Probation And Parole Hearings
Probation and parole violations have many consequences, which can often be lessened by involving experience criminal defense attorneys. If you are facing a violation, contact us to discuss representation. Probation is often a part of the original sentence, where a defendant is on probation for a particular amount of time, and has a suspended amount of incarceration “hanging over his head” to make sure that he is compliant with the terms of his probation. Parole occurs after the initial sentencing, where a defendant serves jail time and may “make parole” or be released from jail early – it is a similar type of supervision, but the consequences can be different. However, in the cases of both parole and probation, a defendant is being supervised and and must comply with certain conditions, and there is a risk of going [back] to jail.
The sentencing court may impose conditions for probation for those eligible offenses and a probation officer may also implement other conditions of probation. If a probationer does not follow or violates the conditions and regulations of probation, the probation officer or the prosecutor may go back to petition the sentencing court to revoke probation. At that point the sentencing court may issue a summons directing the probationer to appear on a specified date or may issue a warrant for his/her arrest.
If the probationer admits to the violation, or after evidentiary hearing there exist a preponderance of evidence of a violation of probation, the sentencing court may revoke the probation and impose additional probation conditions, jail time, or may even reinstate the original prison sentence for the crime originally charged.

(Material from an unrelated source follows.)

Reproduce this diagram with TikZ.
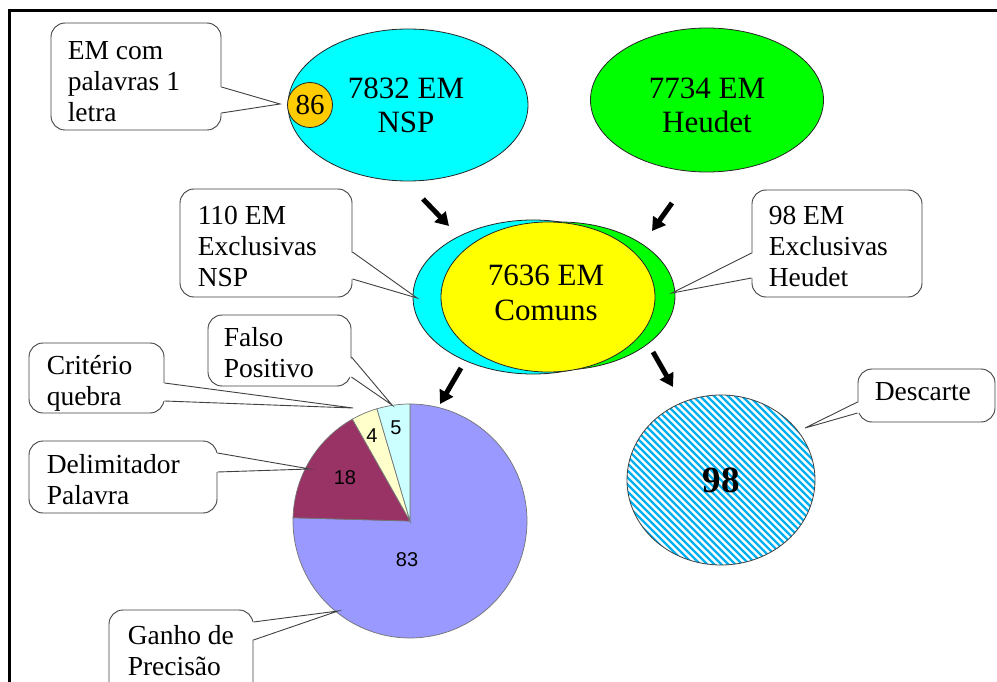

Examples of probation violations include failing to take or testing positive for random alcohol and drug urinalysis tests when use of alcohol or drugs is prohibited by the probation, failing to report to the agent, failing to pay court costs or test fees, or by failing to attend required treatment programs. The probationer is not eligible to be bonded out of jail while waiting for a probation violation hearing. Usually, the probationer can get his/her probation reinstated if there are no new crimes and it is his/her first probation violation. Depending on the initial sentence, nature of the violation, and the judge, there are a range of possibilities of what can happen if you are found to be in violation of probation.